Самый близкий ему человек в современной русской литературе — все-таки Юрий Казаков. Который тоже, наверное, мог бы сказать, что открещивается от «тех» и «этих». Есть какая-то горечь в переписке Конецкого и Казакова, какая-то скребущая недобрая нота в их взаимном подначивании. Ожиданием беды веет от Казакова, от его предчувствий, и Конецкий, человек более крепкий и жесткий, похоже, заражается ожиданием этой беды, потому что она открывает и в нем самом, в его писательском самоощущении, тайную мысль о глобальной какой-то неудаче, о невозможности даже и великим Словом хоть что-то сдвинуть в человеке. И пишет Конецкий о «бесконечной своей недоведенности». И вторит Казакову, кому я пишу? зачем? что толку?
И опять — ощущение качающейся почвы под ногами, обманной, мороченной реальности, от которой — в Мировой океан впору кинуться, где почувствуешь наконец мостик с перилами над хлябью волн и что ты свой среди своих.

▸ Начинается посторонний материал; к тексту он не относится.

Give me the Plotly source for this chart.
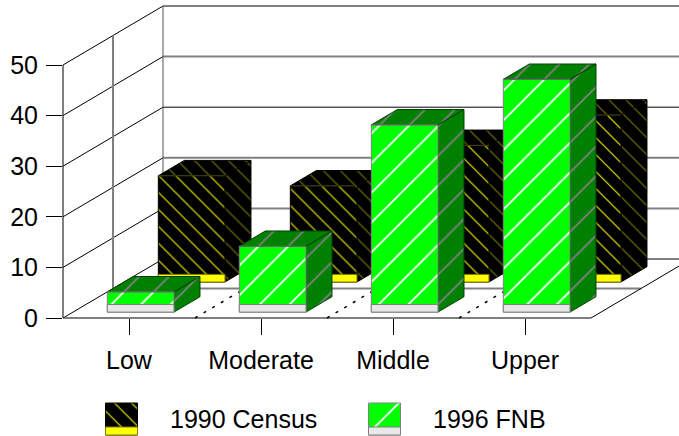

Конецкий не просто отличный повествователь и живой собеседник, знающий свою «тему» и заодно касающийся других интересных «тем».
Это писатель глобальной тревоги.
И где бы ни носила его нелегкая, как бы ни трепало в рейсах, как бы ни затирало льдами, думает-то он о главном. О том, куда ж нам плыть.
>1988–1999 гг.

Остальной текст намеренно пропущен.